GEISTLICHE UNTERWEISUNG

von Meister Eckhart

Meister Eckhart (auch Eckhart von Hochheim; *
um 1260 in Hochheim oder in Tambach;[1] † vor dem 30. April 1328 in Avignon)
 war ein einflussreicher spätmittelalterlicher Theologe und Philosoph.

 

1. Von der Hingabe

Aufrichtige und völlige Hingabe ist eine Tugend vor allen Tugenden. Kein Werk von Belang kann ohne sie zustande kommen. Und wie unbedeutend ein Geschäft auch ist und wenig im Ansehen, doch ist’s mit Hingabe getan förderlicher, als Messe lesen oder hören, als beten, kontemplieren oder was du gedenken magst – nimm, sag ich, das schnödeste Geschäft von der Welt: deine aufrichtige Hingabe verleiht ihm Adel und höhern Wert. Hingabe tut überall das Beste zur Sache. Hingabe geht nimmer fehl. Und bleibt auch nichts schuldig. sei unsere Leistung, welche sie wolle. Den des Guten bleibt sie nichts schuldig! Hingabe darf sich nicht sorgen, es entgeht ihr kein Gewinn: wo der Mensch aus Hingabe das Seine preisgibt, da auf der Stelle muss notgedrungen Gott für ihn eintreten. Denn so einer um sich nicht sorgt, um den muss Gott sorgen genau so wie für sich. Wenn ich mich meines Willens begeben habe in die Hand meines Oberen und für mich nicht sorge, das verpflichtet Gott, für mich zu sorgen. So aber ganz allgemein: wo ich für mich nichts will, da will statt meiner Gott. Nun überlege: was denn will er für mich, wo ich für mich nicht will? Unweigerlich doch eben das, was er für sich will, nicht weniger, nicht mehr, sondern bis ins einzelne dasselbe. Und tät er’s nicht: bei der Wahrheit, die Gott ist! so wäre Gott nicht gerecht, noch gut, was doch sein natürliches Wesen ist.

In aufrichtiger Hingabe wird nie erfunden werden ein „ich will’s so oder so, dies oder das“, sondern nur: vorbehaltloser Verzicht auf das Deine.

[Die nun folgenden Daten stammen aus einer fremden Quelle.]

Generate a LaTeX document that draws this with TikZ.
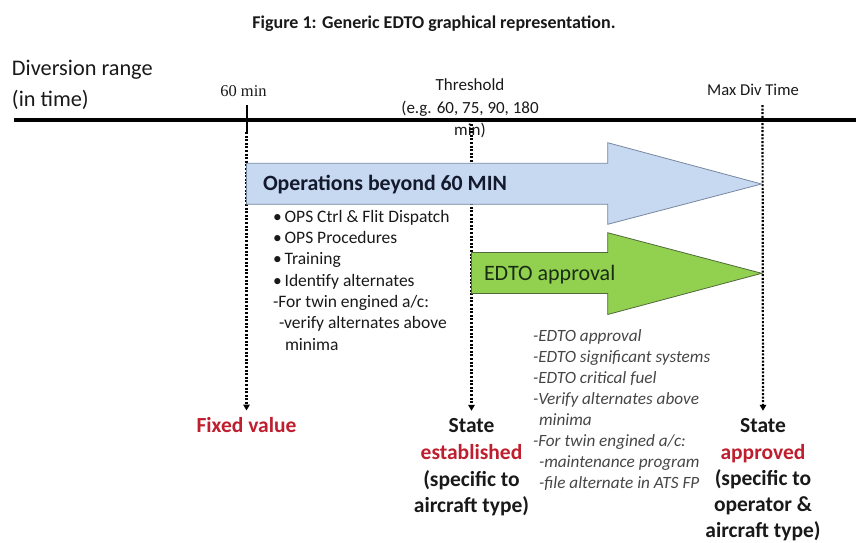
\documentclass[tikz,border=0pt]{standalone}
\usepackage{fontspec}
\setmainfont{Carlito}
\newfontfamily\serifface{Liberation Serif}
\usetikzlibrary{arrows.meta}
\definecolor{arrowblue}{RGB}{198,217,240}
\definecolor{blueedge}{RGB}{120,135,160}
\definecolor{arrowgreen}{RGB}{146,208,80}
\definecolor{greenedge}{RGB}{80,105,60}
\definecolor{darkred}{RGB}{190,30,45}
\definecolor{notegray}{RGB}{70,70,70}
\definecolor{inkblack}{RGB}{25,25,25}
\newcommand{\fsz}[2]{\fontsize{#1}{#2}\selectfont}
\begin{document}
\begin{tikzpicture}[x=1pt,y=-1pt,
  every node/.style={inner sep=0pt, outer sep=0pt, text=inkblack},
  dotline/.style={line width=2.2pt, dash pattern=on 2pt off 1.6pt,
    -{Triangle[length=6pt,width=6.5pt]}},
  bigarrow/.style={line width=0.8pt, line join=miter},
  bottomlabel/.style={anchor=north, align=center, font=\fsz{21.5}{26.7}\bfseries},
  ticklabel/.style={anchor=base, font=\fsz{16.5}{20}}
]
\useasboundingbox (0,0) rectangle (856,542);

% title
\node[anchor=base, font=\fsz{18}{21}\bfseries] (title) at (434,28.3)
  {Figure 1: Generic EDTO graphical representation.};

% axis label
\node[anchor=north west, align=left, font=\fsz{22.3}{31}, text=inkblack] (axislabel) at (12,53)
  {\rule{0pt}{22pt}Diversion range\\(in time)};

% timeline
\coordinate (tlL) at (14,120);
\coordinate (tlR) at (856,120);
\draw[line width=3.5pt, black] (tlL) -- (tlR);

% tick labels
\node[ticklabel, font=\serifface\fsz{16.5}{20}] (t60) at (243.5,96.7) {60 min};
\node[anchor=north, align=center, font=\fsz{17}{22.5}] (tthr) at (470,70.7)
  {\rule{0pt}{20pt}Threshold\\(e.g. 60, 75, 90, 180\\min)};
\node[ticklabel, font=\fsz{16.6}{20}] (tmax) at (753,95.7) {Max Div Time};

% tick marks / start points
\coordinate (c60top) at (246.5,105);
\coordinate (c60) at (246.5,132);
\coordinate (cthr) at (471.5,124);
\coordinate (cmax) at (762.5,105);
\draw[line width=2pt, black] (c60top) -- (c60);

% bottom labels
\node[bottomlabel] (fixed) at (246.5,410.5)
  {\rule{0pt}{22pt}\textcolor{darkred}{Fixed value}};
\node[bottomlabel] (stateE) at (471.5,410.8)
  {\rule{0pt}{22pt}State\\\textcolor{darkred}{established}\\(specific to\\aircraft type)};
\node[bottomlabel, font=\fsz{21.5}{26.2}\bfseries] (stateA) at (763,410.8)
  {\rule{0pt}{22pt}State\\\textcolor{darkred}{approved}\\(specific to\\operator \&\\aircraft type)};

% dotted connectors
\draw[dotline] (c60) -- (fixed.north);
\draw[dotline] (cthr) -- (stateE.north);
\draw[dotline] (cmax) -- (stateA.north);

% blue arrow
\filldraw[bigarrow, fill=arrowblue, draw=blueedge]
  (246.5,163.3) -- (607.7,163.3) -- (607.7,142.7) -- (761.5,184)
  -- (607.7,224.3) -- (607.7,204.3) -- (246.5,204.3) -- cycle;
\node[anchor=base west, font=\fsz{21.8}{26}\bfseries, text={rgb,255:red,20;green,25;blue,45}] (ops60) at (263,190)
  {Operations beyond 60 MIN};

% green arrow
\filldraw[bigarrow, fill=arrowgreen, draw=greenedge]
  (471.5,252.5) -- (607.7,252.5) -- (607.7,232.7) -- (761.7,273.3)
  -- (607.7,314.5) -- (607.7,293.5) -- (471.5,293.5) -- cycle;
\node[anchor=base west, font=\fsz{22}{26}, text={rgb,255:red,25;green,45;blue,20}] (edto) at (484,280)
  {EDTO approval};

% bullet list
\node[anchor=north west, align=left, font=\fsz{17.5}{21.3}] (opslist) at (273,202.2)
  {\rule{0pt}{20pt}•\,OPS Ctrl \& Flit Dispatch\\
   •\,OPS Procedures\\
   •\,Training\\
   •\,Identify alternates\\
   -For twin engined a/c:\\
   \hspace*{6pt}-verify alternates above\\
   \hspace*{12pt}minima};

% requirement list
\node[anchor=north west, align=left, font=\fsz{17.2}{21}\itshape, text=notegray] (reqlist) at (533,321.5)
  {\rule{0pt}{20pt}-EDTO approval\\
   -EDTO significant systems\\
   -EDTO critical fuel\\
   -Verify alternates above\\
   \hspace*{6pt}minima\\
   -For twin engined a/c:\\
   \hspace*{6pt}-maintenance program\\
   \hspace*{6pt}-file alternate in ATS FP};
\end{tikzpicture}
\end{document}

Daher auch im besten Gebet, das der Mensch beten kann, darf es so etwas nicht geben: „gibt mir diese Tugend, diesen Weg“, nicht einmal: „ja, Herr, gib mir dich selber“ – oder „das ewige Leben“, sondern: „Herr, gib mir einzig, was du willst, und tu, Herr, was und wie du es willst, in aller Weise!“ Das übertrifft das erste wie der Himmel die Erde, und wenn man sein Gebet also verrichtet, so hat man wohl gebetet; ist man doch ganz und gar ausgegangen in Gott in wahrem Gehorsam. – Und wie echte Hingabe kein „ich will’s so“ kennt, so darf auch nimmer von ihr vernommen werden ein „ich will nicht“: ein „ich will nicht“ ist wahres Gift für jede Hingabe. Den getreuen Diener, sagt Sankt Augustinus, gelüstet nicht, dass man ihm sage oder gebe, was er gerne sähe; sein erstes, dringendstes Anliegen ist, zu hören, was Gotte allermeist gefällt.

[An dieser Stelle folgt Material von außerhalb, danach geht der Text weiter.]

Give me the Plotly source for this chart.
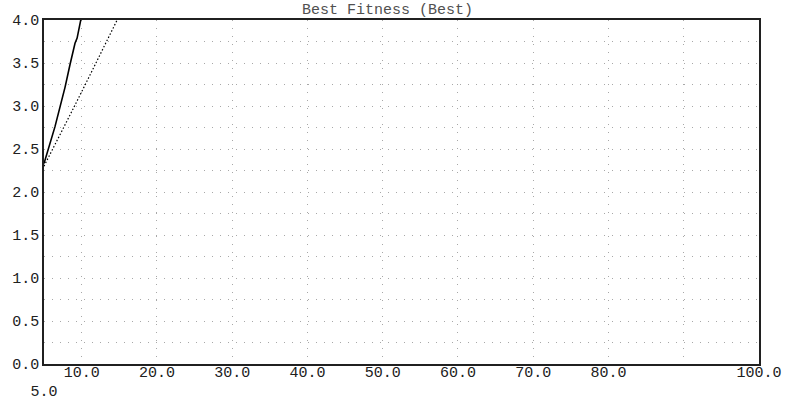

Das kräftigste Gebet, allmächtig fast, alle Dinge zu erwerben, und ebenso unter allen das wertvollste Werk ist solches, das hervorgeht aus einem ledigen Gemüte. Je lediger dieses, desto kräftiger, wertvoller, näher, desto löblicher und vollkommener so Gebet wie Werk. Das ledige Gemüt hat Macht zu allen Dingen! – „Was ist ein lediges Gemüt?“ – Eines, das nirgendwomit beladen oder beworren ist, an nichts gebunden, es nirgend auf seinen Vorteil absieht in der Welt, sondern ganz und gar in den liebsten Willen Gottes versenkt ist, den eigenen aber aufgegeben hat! Mag was wir tun dann noch so scheinlos sein, es schöpft hierin von Gottes Kraft, von Gottes Allmächtigkeit.

So inbrünstig, so mit allen Fasern Leibes und der Seele muss man beten, dass man beide, Aug und Ohr, Herz und Mund und alle Sinne herzugekehrt hält; und nicht eher darf man aufhören, als bis man fühlt, dass man eins zu werden im begriff steht mit dem, den man sich gegenüber hat und zu dem man betet, mit Gott.